RECORDED DATA:
>>>

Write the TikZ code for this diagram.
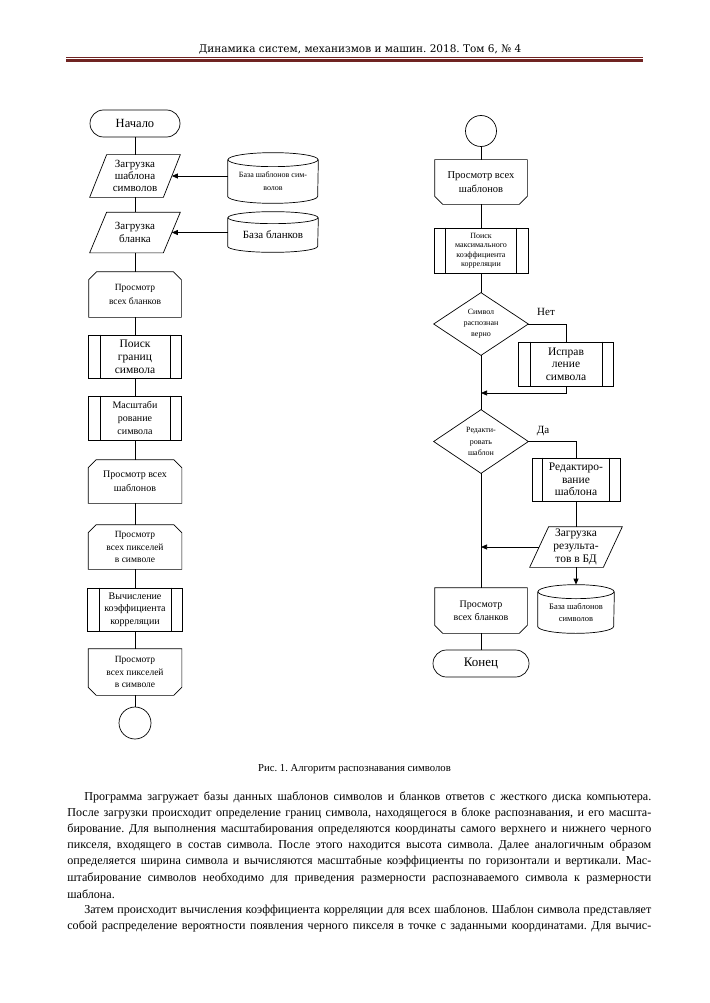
\documentclass[tikz,border=0pt]{standalone}
\usepackage{fontspec}
\setmainfont{Liberation Serif}
\newfontfamily\hdrfont{DejaVu Serif}
\usetikzlibrary{arrows.meta,calc}
\definecolor{hdrred}{RGB}{112,36,34}
\newcommand\fsz[2]{\fontsize{#1}{#2}\selectfont}
\frenchspacing
% parallelogram outline around invisible node
\newcommand\myPA[2]{\draw ([xshift=#2]#1.north west) -- ([xshift=#2]#1.north east) -- ([xshift=-#2]#1.south east) -- ([xshift=-#2]#1.south west) -- cycle;}
% loop start: top corners cut
\newcommand\myLS[2]{\draw ([yshift=-#2]#1.north west) -- ([xshift=#2]#1.north west) -- ([xshift=-#2]#1.north east) -- ([yshift=-#2]#1.north east) -- (#1.south east) -- (#1.south west) -- cycle;}
% loop end: bottom corners cut
\newcommand\myLE[2]{\draw (#1.north west) -- (#1.north east) -- ([yshift=#2]#1.south east) -- ([xshift=-#2]#1.south east) -- ([xshift=#2]#1.south west) -- ([yshift=#2]#1.south west) -- cycle;}
% predefined process inner lines
\newcommand\myPP[2]{\draw ([xshift=#2]#1.north west) -- ([xshift=#2]#1.south west) ([xshift=-#2]#1.north east) -- ([xshift=-#2]#1.south east);}
% diamond
\newcommand\myDI[1]{\draw (#1.north) -- (#1.east) -- (#1.south) -- (#1.west) -- cycle;}
% cylinder: node = body below top cap
\newcommand\myCY[3]{\draw (#1.north) ellipse [x radius=#2, y radius=#3];
  \draw (#1.north west) -- ([yshift=#3]#1.south west) arc[start angle=180,end angle=360,x radius=#2,y radius=#3] -- (#1.north east);}
\begin{document}
\begin{tikzpicture}[x=1pt,y=-1pt,line width=0.7pt,
  box/.style={inner sep=0pt, align=center},
  arr/.style={-{Triangle[length=6pt,width=5pt]}},
  bodyline/.style={anchor=west, inner sep=0pt, font=\fsz{12.1}{14}}]
\useasboundingbox (0,0) rectangle (709,1003);
\fill[white] (0,0) rectangle (709,1003);

% header
\node[font=\hdrfont\fsz{10.5}{12}] (hdr) at (360,49) {Динамика систем, механизмов и машин. 2018. Том 6, №~4};
\fill[hdrred] (66,57.2) rectangle (643,58.2);
\fill[hdrred] (66,59.2) rectangle (643,62.4);

% ---------- left column ----------
\node[box, draw, rounded corners=13.5pt, minimum width=90pt, minimum height=27pt, font=\fsz{12.5}{14}] (start) at (135,123.5) {Начало};
\node[box, minimum width=73pt, minimum height=42pt, font=\fsz{11}{12}] (p1) at (135,176) {Загрузка\\шаблона\\символов};
\myPA{p1}{8.5pt}
\node[box, minimum width=73pt, minimum height=40pt, font=\fsz{11}{12.5}] (p2) at (135,232.5) {Загрузка\\бланка};
\myPA{p2}{8.5pt}
\node[box, minimum width=90pt, minimum height=43pt, font=\fsz{8}{13}] (db1) at (273,181.5) {База шаблонов сим-\\волов};
\myCY{db1}{45pt}{7pt}
\node[box, minimum width=90pt, minimum height=34pt, font=\fsz{11}{13}] (db2) at (273,235) {База бланков};
\myCY{db2}{45pt}{6pt}
\node[box, minimum width=92pt, minimum height=45pt, font=\fsz{9.5}{13.5}] (ls1) at (135,294.5) {Просмотр\\всех бланков};
\myLS{ls1}{8pt}
\node[box, draw, minimum width=93pt, minimum height=43pt, font=\fsz{11.5}{13}] (pr1) at (135,356.5) {Поиск\\границ\\символа};
\myPP{pr1}{12pt}
\node[box, draw, minimum width=93pt, minimum height=44pt, font=\fsz{10}{13}] (pr2) at (135,418) {Масштаби\\рование\\символа};
\myPP{pr2}{12pt}
\node[box, minimum width=93pt, minimum height=43pt, font=\fsz{10}{14}] (ls2) at (135,481.5) {Просмотр всех\\шаблонов};
\myLS{ls2}{8pt}
\node[box, minimum width=93pt, minimum height=44pt, font=\fsz{9.5}{12.5}] (ls3) at (135,547) {Просмотр\\всех пикселей\\в символе};
\myLS{ls3}{8pt}
\node[box, draw, minimum width=95pt, minimum height=43pt, font=\fsz{10}{12.7}] (pr3) at (135,609.5) {Вычисление\\коэффициента\\корреляции};
\myPP{pr3}{12pt}
\node[box, minimum width=93pt, minimum height=46pt, font=\fsz{9.5}{12.5}] (le1) at (135,672) {Просмотр\\всех пикселей\\в символе};
\myLE{le1}{8pt}
\node[circle, draw, minimum size=32pt, inner sep=0pt] (c1) at (135,723) {};

\draw (start.south) -- (p1.north);
\draw (p1.south) -- (p2.north);
\draw (p2.south) -- (ls1.north);
\draw (ls1.south) -- (pr1.north);
\draw (pr1.south) -- (pr2.north);
\draw (pr2.south) -- (ls2.north);
\draw (ls2.south) -- (ls3.north);
\draw (ls3.south) -- (pr3.north);
\draw (pr3.south) -- (le1.north);
\draw (le1.south) -- (c1.north);
\draw[arr] (p1.east -| db1.west) -- (p1.east);
\draw[arr] (p2.east -| db2.west) -- (p2.east);

% ---------- right column ----------
\node[circle, draw, minimum size=31pt, inner sep=0pt] (c2) at (481,131) {};
\node[box, minimum width=92pt, minimum height=44pt, font=\fsz{10.5}{14}] (le2) at (481,182) {Просмотр всех\\шаблонов};
\myLE{le2}{8pt}
\node[box, draw, minimum width=94pt, minimum height=45pt, font=\fsz{8}{9.5}] (pr4) at (481,250.5) {Поиск\\максимального\\коэффициента\\корреляции};
\myPP{pr4}{12pt}
\node[box, minimum width=94pt, minimum height=62pt, font=\fsz{8}{11}] (d1) at (481,324) {Символ\\распознан\\верно};
\myDI{d1}
\node[font=\fsz{11}{12}] (no) at (546,312) {Нет};
\node[box, draw, minimum width=95pt, minimum height=44pt, font=\fsz{11.5}{12.5}] (pr5) at (566,364) {Исправ\\ление\\символа};
\myPP{pr5}{12pt}
\coordinate (j1) at (481,393);
\node[box, minimum width=94pt, minimum height=63pt, font=\fsz{8}{11.5}] (d2) at (481,441.5) {Редакти-\\ровать\\шаблон};
\myDI{d2}
\node[font=\fsz{11}{12}] (yes) at (543,431) {Да};
\node[box, draw, minimum width=88pt, minimum height=43pt, font=\fsz{11.5}{12.5}] (pr6) at (576,479.5) {Редактиро-\\вание\\шаблона};
\myPP{pr6}{11pt}
\node[box, minimum width=73pt, minimum height=40pt, font=\fsz{11.5}{13}] (pa3) at (576,547) {Загрузка\\результа-\\тов в БД};
\myPA{pa3}{9.5pt}
\coordinate (j2) at (481,547);
\node[box, minimum width=76pt, minimum height=41pt, font=\fsz{8.5}{12.5}] (db3) at (576,612.5) {База шаблонов\\символов};
\myCY{db3}{38pt}{7pt}
\node[box, minimum width=92pt, minimum height=45pt, font=\fsz{10}{13}] (le3) at (481,610.5) {Просмотр\\всех бланков};
\myLE{le3}{8pt}
\node[box, draw, rounded corners=13.5pt, minimum width=96pt, minimum height=27pt, font=\fsz{13}{14}] (end) at (481,663.5) {Конец};

\draw (c2.south) -- (le2.north);
\draw (le2.south) -- (pr4.north);
\draw (pr4.south) -- (d1.north);
\draw (d1.south) -- (d2.north);
\draw (d2.south) -- (le3.north);
\draw (le3.south) -- (end.north);
\draw (d1.east) -| (pr5.north);
\draw[arr] (pr5.south) |- (j1);
\draw (d2.east) -| (pr6.north);
\draw (pr6.south) -- (pa3.north);
\draw[arr] (pa3.west) -- (j2);
\draw[arr] (pa3.south) -- ([yshift=7pt]db3.north);

% caption
\node[font=\fsz{10.7}{12}] (cap) at (354.5,769) {Рис. 1. Алгоритм распознавания символов};

% body text
\node[bodyline] (t1) at (84,797) {\makebox[567pt][s]{Программа загружает базы данных шаблонов символов и бланков ответов с жесткого диска компьютера.}};
\node[bodyline] (t2) at (67,813.2) {\makebox[584pt][s]{После загрузки происходит определение границ символа, находящегося в блоке распознавания, и его масшта-}};
\node[bodyline] (t3) at (67,829.4) {\makebox[584pt][s]{бирование. Для выполнения масштабирования определяются координаты самого верхнего и нижнего черного}};
\node[bodyline] (t4) at (67,845.6) {\makebox[584pt][s]{пикселя, входящего в состав символа. После этого находится высота символа. Далее аналогичным образом}};
\node[bodyline] (t5) at (67,861.8) {\makebox[584pt][s]{определяется ширина символа и вычисляются масштабные коэффициенты по горизонтали и вертикали. Мас-}};
\node[bodyline] (t6) at (67,878) {\makebox[584pt][s]{штабирование символов необходимо для приведения размерности распознаваемого символа к размерности}};
\node[bodyline] (t7) at (67,894.2) {шаблона.};
\node[bodyline] (t8) at (84,910.4) {\makebox[567pt][s]{Затем происходит вычисления коэффициента корреляции для всех шаблонов. Шаблон символа представляет}};
\node[bodyline] (t9) at (67,926.6) {\makebox[584pt][s]{собой распределение вероятности появления черного пикселя в точке с заданными координатами. Для вычис-}};
\end{tikzpicture}
\end{document}
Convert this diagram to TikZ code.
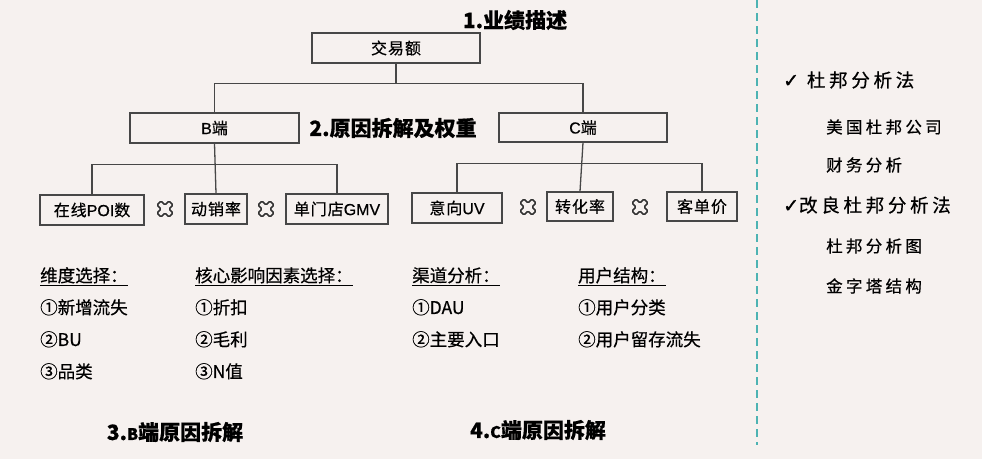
\documentclass[tikz,border=0pt]{standalone}
\usepackage{fontspec}
\setmainfont{Noto Sans CJK SC}[RawFeature={embolden=0.5}]
\newfontfamily\enfont{Liberation Sans}[RawFeature={embolden=0.5}]
\newfontfamily\symfont{DejaVu Sans}[RawFeature={embolden=1.5}]
\newfontfamily\spfont{Noto Sans CJK SC}[LetterSpace=20,RawFeature={embolden=0.6}]
\newfontfamily\boxfont{Noto Sans CJK SC}[LetterSpace=6,RawFeature={embolden=0.5}]
\newcommand\en[1]{{\enfont #1}}
\newcommand\tick{{\symfont\fontsize{19}{20}\selectfont ✓}}
\usetikzlibrary{positioning,calc}
\definecolor{bgpaper}{HTML}{F6F1EF}
\definecolor{boxline}{HTML}{474747}
\definecolor{dashteal}{HTML}{4DB3B3}
\tikzset{
  box/.style={draw=boxline, line width=1.3pt, minimum height=30pt, inner sep=0pt,
    font=\boxfont\fontsize{16}{18}\selectfont},
  link/.style={draw=boxline, line width=1.3pt},
  title/.style={inner sep=0pt, font=\fontsize{21}{24}\bfseries\selectfont},
  factors/.style={anchor=north west, inner sep=0pt, align=left,
    font=\fontsize{17.5}{32}\selectfont},
  method/.style={anchor=west, inner sep=0pt, font=\spfont\fontsize{18.5}{20}\selectfont},
  submethod/.style={anchor=west, inner sep=0pt, font=\spfont\fontsize{16.5}{18}\selectfont},
  times/.pic={\draw[black!80, line width=1.5pt, rounded corners=1.2pt, rotate=45]
    (-2.8,-8.5)--(2.8,-8.5)--(2.8,-2.8)--(8.5,-2.8)--(8.5,2.8)--(2.8,2.8)--(2.8,8.5)
    --(-2.8,8.5)--(-2.8,2.8)--(-8.5,2.8)--(-8.5,-2.8)--(-2.8,-2.8)--cycle;}
}
\begin{document}
\begin{tikzpicture}[x=1pt,y=-1pt]
\fill[bgpaper] (0,0) rectangle (982,459);
\useasboundingbox (0,0) rectangle (982,459);

% 1. tree of the turnover
\node[title] (h1) at (515,20) {1.业绩描述};
\node[box, minimum width=168pt] (jy) at (396,48) {交易额};
\node[box, minimum width=169pt] (B) at (214.5,128) {\en{B}端};
\node[box, minimum width=168pt, minimum height=29pt] (C) at (583,127.5) {\en{C}端};
\node[title] (h2) at (393,128) {2.原因拆解及权重};

\coordinate (t1) at ($(jy.south)+(0,20)$);
\draw[link] (jy.south) -- (t1);
\draw[link] (B.north) |- (t1) -| (C.north);

% B side
\node[box, minimum width=104pt] (poi) at (92,210) {在线\en{POI}数};
\node[box, minimum width=62pt] (dx) at (216,209) {动销率};
\node[box, minimum width=102pt] (gmv) at (337,209) {单门店\en{GMV}};
\pic at (165,209) {times};
\pic at (266,209) {times};
\coordinate (t2) at ($(B.south)+(0,21)$);
\draw[link] (B.south) -- (dx.north);
\draw[link] (poi.north) |- (t2) -| (gmv.north);

% C side
\node[box, minimum width=90pt] (uv) at (457,208) {意向\en{UV}};
\node[box, minimum width=66pt, minimum height=29pt] (zh) at (580,206.5) {转化率};
\node[box, minimum width=70pt, minimum height=29pt] (kd) at (702,206.5) {客单价};
\pic at (528,207) {times};
\pic at (640,207) {times};
\coordinate (t3) at ($(C.south)+(0,21)$);
\draw[link] (C.south) -- (zh.north);
\draw[link] (uv.north) |- (t3) -| (kd.north);

% 3./4. factor lists
\node[factors] (dim) at (40,267) {\underline{维度选择：}\\①新增流失\\②BU\\③品类};
\node[factors] (core) at (195,267) {\underline{核心影响因素选择：}\\①折扣\\②毛利\\③N值};
\node[factors] (chan) at (412,267) {\underline{渠道分析：}\\①DAU\\②主要入口};
\node[factors] (user) at (578,267) {\underline{用户结构：}\\①用户分类\\②用户留存流失};
\node[title] (h3) at (175,432) {3.{\fontsize{16}{18}\selectfont B}端原因拆解};
\node[title] (h4) at (538,430) {4.{\fontsize{16}{18}\selectfont C}端原因拆解};

% methods on the right
\draw[dashteal, line width=1.5pt, dash pattern=on 8pt off 5pt] (757,0) -- (757,445);
\node[method] (dp) at (783,80) {\tick\ 杜邦分析法};
\node[submethod] (dp1) at (826,127) {美国杜邦公司};
\node[submethod] (dp2) at (826,165) {财务分析};
\node[method] (gl) at (783,205) {\tick 改良杜邦分析法};
\node[submethod] (gl1) at (826,246) {杜邦分析图};
\node[submethod] (gl2) at (826,286) {金字塔结构};
\end{tikzpicture}
\end{document}
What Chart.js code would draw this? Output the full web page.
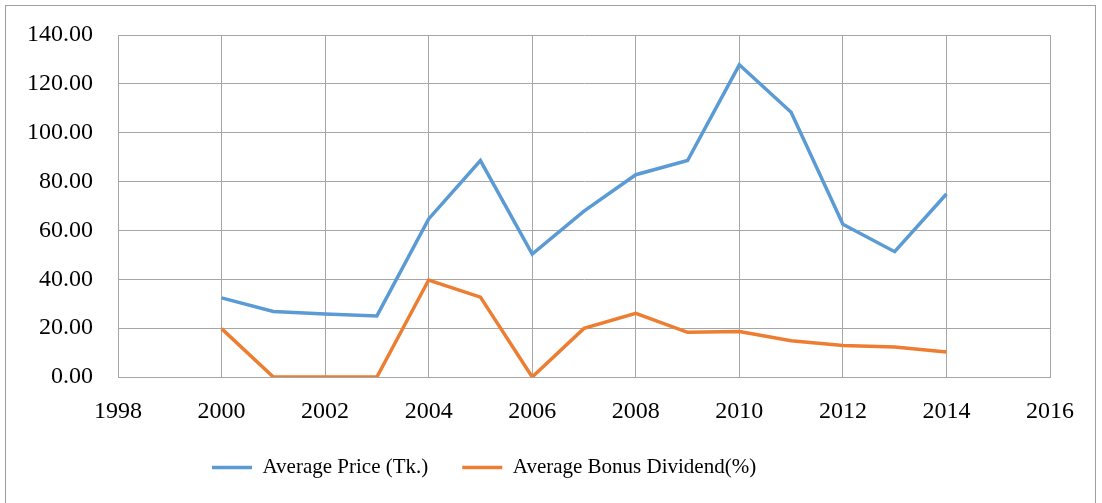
<!DOCTYPE html>
<html>
<head>
<meta charset="utf-8">
<script src="https://cdn.jsdelivr.net/npm/chart.js"></script>
<style>
    html, body { margin: 0; padding: 0; background: #fff; }
    #wrap { position: relative; width: 1102px; height: 503px; }
</style>
</head>
<body>
<div id="wrap"><canvas id="chart" width="1102" height="503"></canvas></div>
<script>
// dados
const years = [2000, 2001, 2002, 2003, 2004, 2005, 2006, 2007, 2008, 2009, 2010, 2011, 2012, 2013, 2014];
const avgPrice = [32.4, 26.8, 25.8, 25.0, 64.7, 88.6, 50.3, 67.9, 82.8, 88.6, 127.8, 108.4, 62.5, 51.3, 74.9];
const avgBonus = [19.8, 0, 0, 0, 39.7, 32.7, 0, 19.9, 26.1, 18.3, 18.6, 14.8, 12.9, 12.3, 10.2];
const xTicks = [1998, 2000, 2002, 2004, 2006, 2008, 2010, 2012, 2014, 2016];
const yTicks = [0, 20, 40, 60, 80, 100, 120, 140];

const FONT = "'Liberation Serif', 'Times New Roman', serif";
const GRID = '#a6a6a6';

function toPoints(values) {
    return years.map((y, i) => ({ x: y, y: values[i] }));
}

// moldura externa do gráfico
const frame = {
    id: 'frame',
    beforeDraw(chart) {
        const ctx = chart.ctx;
        ctx.save();
        ctx.strokeStyle = '#a0a0a0';
        ctx.lineWidth = 1;
        ctx.strokeRect(5.5, 5.5, 1090, 520);
        ctx.restore();
    },
    // a legenda do original fica deslocada para a esquerda
    afterLayout(chart) {
        const lg = chart.legend;
        if (lg) {
            const w = lg.right - lg.left;
            lg.left = 212 - lg.options.labels.padding;
            lg.right = lg.left + w;
        }
    }
};

new Chart(document.getElementById('chart'), {
    type: 'scatter',
    data: {
        datasets: [
            {
                label: 'Average Price (Tk.)',
                data: toPoints(avgPrice),
                showLine: true,
                borderColor: '#5B9BD5',
                backgroundColor: '#5B9BD5',
                borderWidth: 3.5,
                pointRadius: 0,
                pointStyle: 'line',
                tension: 0
            },
            {
                label: 'Average Bonus Dividend(%)',
                data: toPoints(avgBonus),
                showLine: true,
                borderColor: '#ED7D31',
                backgroundColor: '#ED7D31',
                borderWidth: 3.5,
                pointRadius: 0,
                pointStyle: 'line',
                tension: 0
            }
        ]
    },
    options: {
        responsive: false,
        animation: false,
        layout: { padding: { top: 35, right: 52, left: 0, bottom: 15 } },
        scales: {
            x: {
                type: 'linear',
                min: 1998,
                max: 2016,
                afterBuildTicks: scale => { scale.ticks = xTicks.map(v => ({ value: v })); },
                afterFit: scale => { scale.height = 46; },
                grid: { color: GRID, lineWidth: 1, drawTicks: false },
                border: { color: GRID },
                ticks: {
                    color: '#000',
                    padding: 20,
                    maxRotation: 0,
                    font: { family: FONT, size: 24 },
                    callback: v => String(v)
                }
            },
            y: {
                min: 0,
                max: 140,
                afterBuildTicks: scale => { scale.ticks = yTicks.map(v => ({ value: v })); },
                afterFit: scale => {
                    scale.width = 118;
                    scale.paddingTop = 0;
                    scale.paddingBottom = 0;
                },
                grid: { color: GRID, lineWidth: 1, drawTicks: false },
                border: { color: GRID },
                ticks: {
                    color: '#000',
                    padding: 25,
                    font: { family: FONT, size: 24 },
                    callback: v => v.toFixed(2)
                }
            }
        },
        plugins: {
            legend: {
                position: 'bottom',
                align: 'start',
                labels: {
                    usePointStyle: true,
                    pointStyleWidth: 40,
                    color: '#000',
                    padding: 34,
                    font: { family: FONT, size: 21 }
                }
            },
            tooltip: { enabled: false }
        }
    },
    plugins: [frame]
});
</script>
</body>
</html>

<<<

EXERCISE DESCRIPTION:
Only the lines from the start of the entries above to the line containing "(66,59.2) rectangle (643,62.4);" are to be given again, exactly and with both ends included; pictures are excluded.

PROBLEM SOLUTION:
Write the TikZ code for this diagram.
\documentclass[tikz,border=0pt]{standalone}
\usepackage{fontspec}
\setmainfont{Liberation Serif}
\newfontfamily\hdrfont{DejaVu Serif}
\usetikzlibrary{arrows.meta,calc}
\definecolor{hdrred}{RGB}{112,36,34}
\newcommand\fsz[2]{\fontsize{#1}{#2}\selectfont}
\frenchspacing
% parallelogram outline around invisible node
\newcommand\myPA[2]{\draw ([xshift=#2]#1.north west) -- ([xshift=#2]#1.north east) -- ([xshift=-#2]#1.south east) -- ([xshift=-#2]#1.south west) -- cycle;}
% loop start: top corners cut
\newcommand\myLS[2]{\draw ([yshift=-#2]#1.north west) -- ([xshift=#2]#1.north west) -- ([xshift=-#2]#1.north east) -- ([yshift=-#2]#1.north east) -- (#1.south east) -- (#1.south west) -- cycle;}
% loop end: bottom corners cut
\newcommand\myLE[2]{\draw (#1.north west) -- (#1.north east) -- ([yshift=#2]#1.south east) -- ([xshift=-#2]#1.south east) -- ([xshift=#2]#1.south west) -- ([yshift=#2]#1.south west) -- cycle;}
% predefined process inner lines
\newcommand\myPP[2]{\draw ([xshift=#2]#1.north west) -- ([xshift=#2]#1.south west) ([xshift=-#2]#1.north east) -- ([xshift=-#2]#1.south east);}
% diamond
\newcommand\myDI[1]{\draw (#1.north) -- (#1.east) -- (#1.south) -- (#1.west) -- cycle;}
% cylinder: node = body below top cap
\newcommand\myCY[3]{\draw (#1.north) ellipse [x radius=#2, y radius=#3];
  \draw (#1.north west) -- ([yshift=#3]#1.south west) arc[start angle=180,end angle=360,x radius=#2,y radius=#3] -- (#1.north east);}
\begin{document}
\begin{tikzpicture}[x=1pt,y=-1pt,line width=0.7pt,
  box/.style={inner sep=0pt, align=center},
  arr/.style={-{Triangle[length=6pt,width=5pt]}},
  bodyline/.style={anchor=west, inner sep=0pt, font=\fsz{12.1}{14}}]
\useasboundingbox (0,0) rectangle (709,1003);
\fill[white] (0,0) rectangle (709,1003);

% header
\node[font=\hdrfont\fsz{10.5}{12}] (hdr) at (360,49) {Динамика систем, механизмов и машин. 2018. Том 6, №~4};
\fill[hdrred] (66,57.2) rectangle (643,58.2);
\fill[hdrred] (66,59.2) rectangle (643,62.4);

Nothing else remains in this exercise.